Dataset excerpt:
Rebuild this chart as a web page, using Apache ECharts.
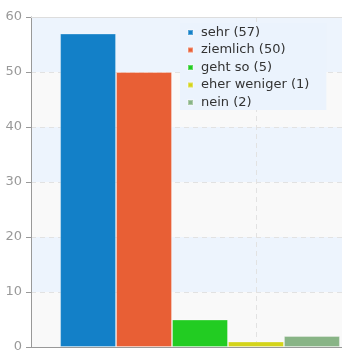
<!DOCTYPE html>
<html><head><meta charset="utf-8">
<script src="https://cdn.jsdelivr.net/npm/echarts@6/dist/echarts.min.js"></script>
<style>html,body{margin:0;padding:0;background:#fff}#c{width:342px;height:358px}</style>
</head><body><div id="c"></div>
<script>
var categories = [''];
var seriesNames = ['sehr (57)', 'ziemlich (50)', 'geht so (5)', 'eher weniger (1)', 'nein (2)'];
var seriesValues = [57, 50, 5, 1, 2];
var seriesColors = ['#1380c8', '#e85f35', '#22cc22', '#d4d41a', '#88b486'];
var yTicks = [0, 10, 20, 30, 40, 50, 60];

var chart = echarts.init(document.getElementById('c'), null, {renderer: 'canvas'});
var series = seriesNames.map(function (n, i) {
  return {
    name: n, type: 'bar', xAxisIndex: 0, data: [seriesValues[i]],
    barGap: 0, barCategoryGap: '17.2%',
    itemStyle: {color: seriesColors[i], borderColor: 'rgba(255,255,255,0.3)', borderWidth: 1},
    emphasis: {disabled: true}
  };
});
chart.setOption({
  animation: false,
  textStyle: {fontFamily: 'DejaVu Sans'},
  grid: {left: 31, top: 17, bottom: 11, width: 338, containLabel: false, outerBoundsMode: 'none'},
  legend: {
    orient: 'vertical', left: 180, top: 23, padding: [3, 17, 1, 7],
    backgroundColor: '#ebf3fd',
    itemWidth: 5, itemHeight: 5, itemGap: 4.5, icon: 'rect',
    textStyle: {fontSize: 13, color: '#333', fontFamily: 'DejaVu Sans', padding: [0, 0, 0, 3]},
    data: seriesNames
  },
  xAxis: [{
    type: 'category', data: categories, position: 'bottom',
    axisLine: {lineStyle: {color: '#999'}}, axisTick: {show: false}, axisLabel: {show: false},
    splitLine: {show: false}
  }, {
    type: 'value', position: 'top', min: 0, max: 3, interval: 2,
    axisLine: {show: true, lineStyle: {color: '#ddd'}}, axisTick: {show: false}, axisLabel: {show: false},
    splitLine: {show: true, lineStyle: {color: '#e2e2e2', type: [5, 4]}}
  }],
  yAxis: {
    type: 'value', min: yTicks[0], max: yTicks[yTicks.length - 1], interval: 10,
    axisLine: {show: true, lineStyle: {color: '#999'}},
    axisTick: {show: true, length: 5, lineStyle: {color: '#999'}},
    axisLabel: {color: '#999', fontSize: 13, margin: 9, fontFamily: 'DejaVu Sans'},
    splitLine: {show: true, lineStyle: {color: '#e2e2e2', type: [5, 4]}},
    splitArea: {show: true, areaStyle: {color: ['#f9f9f9', '#edf4fd']}}
  },
  series: series
});
</script></body></html>
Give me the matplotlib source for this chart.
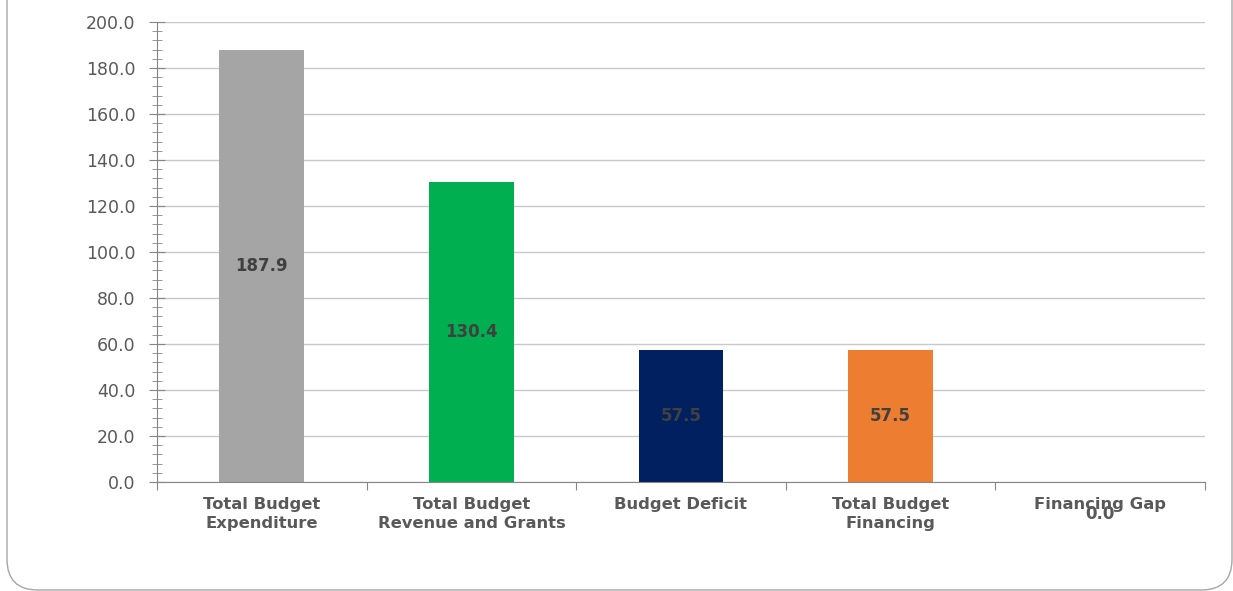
import matplotlib
matplotlib.use("Agg")
import matplotlib.pyplot as plt
from matplotlib.patches import FancyBboxPatch
from matplotlib.ticker import MultipleLocator, FuncFormatter

categories = ["Total Budget\nExpenditure", "Total Budget\nRevenue and Grants",
              "Budget Deficit", "Total Budget\nFinancing", "Financing Gap"]
values = [187.9, 130.4, 57.5, 57.5, 0.0]
colors = ["#a5a5a5", "#00b050", "#002060", "#ed7d31", "#5b9bd5"]
label_colors = ["#404040", "#404040", "#404040", "#404040", "#595959"]

W, H = 1233, 591
fig = plt.figure(figsize=(W / 100, H / 100), dpi=100)
ax = fig.add_axes([157 / W, 1 - 482 / H, (1205 - 157) / W, (482 - 22) / H])

x = list(range(len(categories)))
bars = ax.bar(x, values, width=0.405, color=colors, zorder=2)

ax.set_xlim(-0.5, len(categories) - 0.5)
ax.set_ylim(0, 200)
ax.yaxis.set_major_locator(MultipleLocator(20))
ax.yaxis.set_minor_locator(MultipleLocator(4))
ax.yaxis.set_major_formatter(FuncFormatter(lambda v, p: f"{v:.1f}"))
ax.grid(axis="y", which="major", color="#c8c8c8", linewidth=1, zorder=0)

for s in ["top", "right"]:
    ax.spines[s].set_visible(False)
ax.spines["left"].set_color("#868686")
ax.spines["bottom"].set_color("#868686")

ax.tick_params(axis="y", which="major", direction="inout", length=11, color="#868686",
               labelsize=12.5, labelcolor="#595959", pad=10)
ax.tick_params(axis="y", which="minor", direction="inout", length=7, color="#868686")
ax.set_xticks([i - 0.5 for i in range(len(categories) + 1)])
ax.set_xticklabels([])
ax.tick_params(axis="x", which="major", direction="out", length=6, color="#868686")
for lab in ax.get_yticklabels():
    lab.set_fontfamily("DejaVu Sans")

for i, c in enumerate(categories):
    ax.annotate(c, xy=(i, 0), xycoords="data", xytext=(0, -11), textcoords="offset points",
                ha="center", va="top", fontsize=11.8, fontweight="bold", color="#595959",
                family="DejaVu Sans", linespacing=1.35, annotation_clip=False)

for i, (b, v) in enumerate(zip(bars, values)):
    if v > 0:
        ax.text(b.get_x() + b.get_width() / 2, v / 2, f"{v:.1f}", ha="center", va="center",
                fontsize=12, fontweight="bold", color=label_colors[i], family="DejaVu Sans",
                zorder=3)
    else:
        ax.annotate(f"{v:.1f}", xy=(i, 0), xycoords="data", xytext=(0, -23),
                    textcoords="offset points", ha="center", va="center", fontsize=12,
                    fontweight="bold", color=label_colors[i], family="DejaVu Sans",
                    annotation_clip=False)

border = FancyBboxPatch((7 / W, 1 / H), (1225 / W), (H + 40) / H,
                        boxstyle="round,pad=0,rounding_size=0.025", transform=fig.transFigure,
                        fill=False, edgecolor="#a6a6a6", linewidth=1, mutation_aspect=W / H)
fig.patches.append(border)

fig.savefig("out.png", dpi=100)
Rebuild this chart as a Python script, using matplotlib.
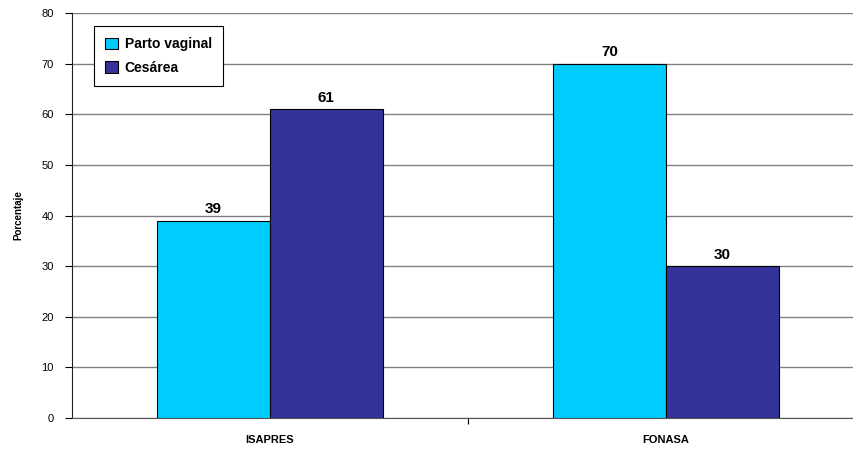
import numpy as np
import matplotlib.pyplot as plt

plt.rcParams['font.family'] = ['Liberation Sans', 'DejaVu Sans']

categories = ['ISAPRES', 'FONASA']
series = ['Parto vaginal', 'Cesárea']
vaginal = [39, 70]
cesarea = [61, 30]
colors = ['#00CCFF', '#333399']

fig = plt.figure(figsize=(8.54, 4.49), dpi=100)
# axes run a little past the right edge, as in the original crop
ax = fig.add_axes([72 / 854, 31 / 449, 792 / 854, 405 / 449])

x = np.arange(len(categories)) + 0.5
w = 0.285
values = [vaginal, cesarea]
for i, (name, vals) in enumerate(zip(series, values)):
    pos = x + (i - 0.5) * w
    ax.bar(pos, vals, width=w, color=colors[i], edgecolor='black',
           linewidth=0.8, label=name, zorder=3)
    for px, v in zip(pos, vals):
        ax.text(px, v + 0.9, str(v), ha='center', va='bottom',
                fontsize=11, fontweight='bold')

ax.set_xlim(0, 2)
ax.set_ylim(0, 80)
ax.set_yticks(range(0, 81, 10))
ax.tick_params(axis='y', labelsize=8, length=5, width=0.8, pad=8)
ax.yaxis.grid(True, color='#808080', linewidth=1, zorder=0)

ax.set_xticks(x)
ax.set_xticklabels(categories, fontsize=8, fontweight='bold')
ax.tick_params(axis='x', length=0, pad=12)
ax.set_xticks([1], minor=True)
ax.tick_params(axis='x', which='minor', length=4, width=0.8)

ax.spines['top'].set_visible(False)
ax.spines['right'].set_visible(False)
ax.spines['left'].set_color('#222222')
ax.spines['bottom'].set_color('#555555')

ax.set_ylabel('Porcentaje', fontsize=7, fontweight='bold', labelpad=13)

leg = ax.legend(loc='upper left', bbox_to_anchor=(0.028, 0.968),
                borderaxespad=0, fancybox=False, framealpha=1,
                edgecolor='black', prop={'size': 10, 'weight': 'bold'},
                handlelength=0.9, handleheight=0.9, handletextpad=0.5,
                borderpad=0.8, labelspacing=0.7)
leg.get_frame().set_linewidth(0.8)
leg.set_zorder(5)

fig.savefig('out.png', dpi=100)
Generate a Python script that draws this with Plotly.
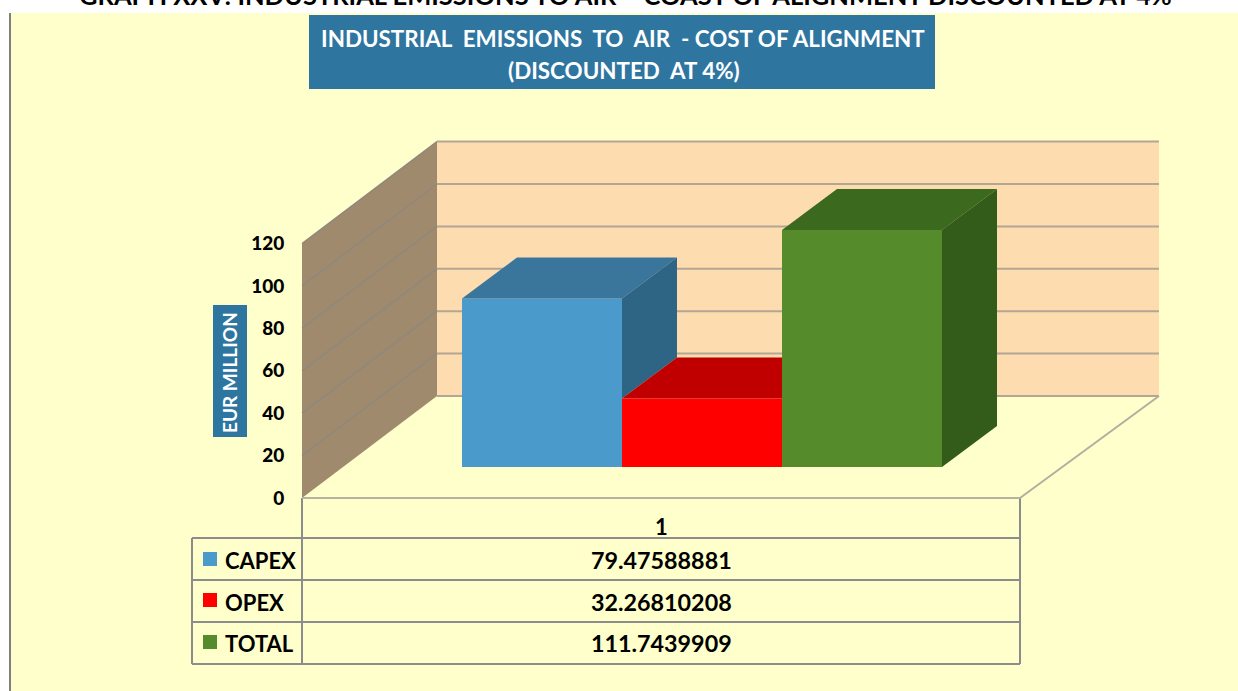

What the exercise asks =
Pictures excluded, repeat exactly the lines from the top of the material through the line with "var yTicks = [0, 10, 20, 30, 40, 50, 60];", including both of those lines.

Task output =
Rebuild this chart as a web page, using Apache ECharts.
<!DOCTYPE html>
<html><head><meta charset="utf-8">
<script src="https://cdn.jsdelivr.net/npm/echarts@6/dist/echarts.min.js"></script>
<style>html,body{margin:0;padding:0;background:#fff}#c{width:342px;height:358px}</style>
</head><body><div id="c"></div>
<script>
var categories = [''];
var seriesNames = ['sehr (57)', 'ziemlich (50)', 'geht so (5)', 'eher weniger (1)', 'nein (2)'];
var seriesValues = [57, 50, 5, 1, 2];
var seriesColors = ['#1380c8', '#e85f35', '#22cc22', '#d4d41a', '#88b486'];
var yTicks = [0, 10, 20, 30, 40, 50, 60];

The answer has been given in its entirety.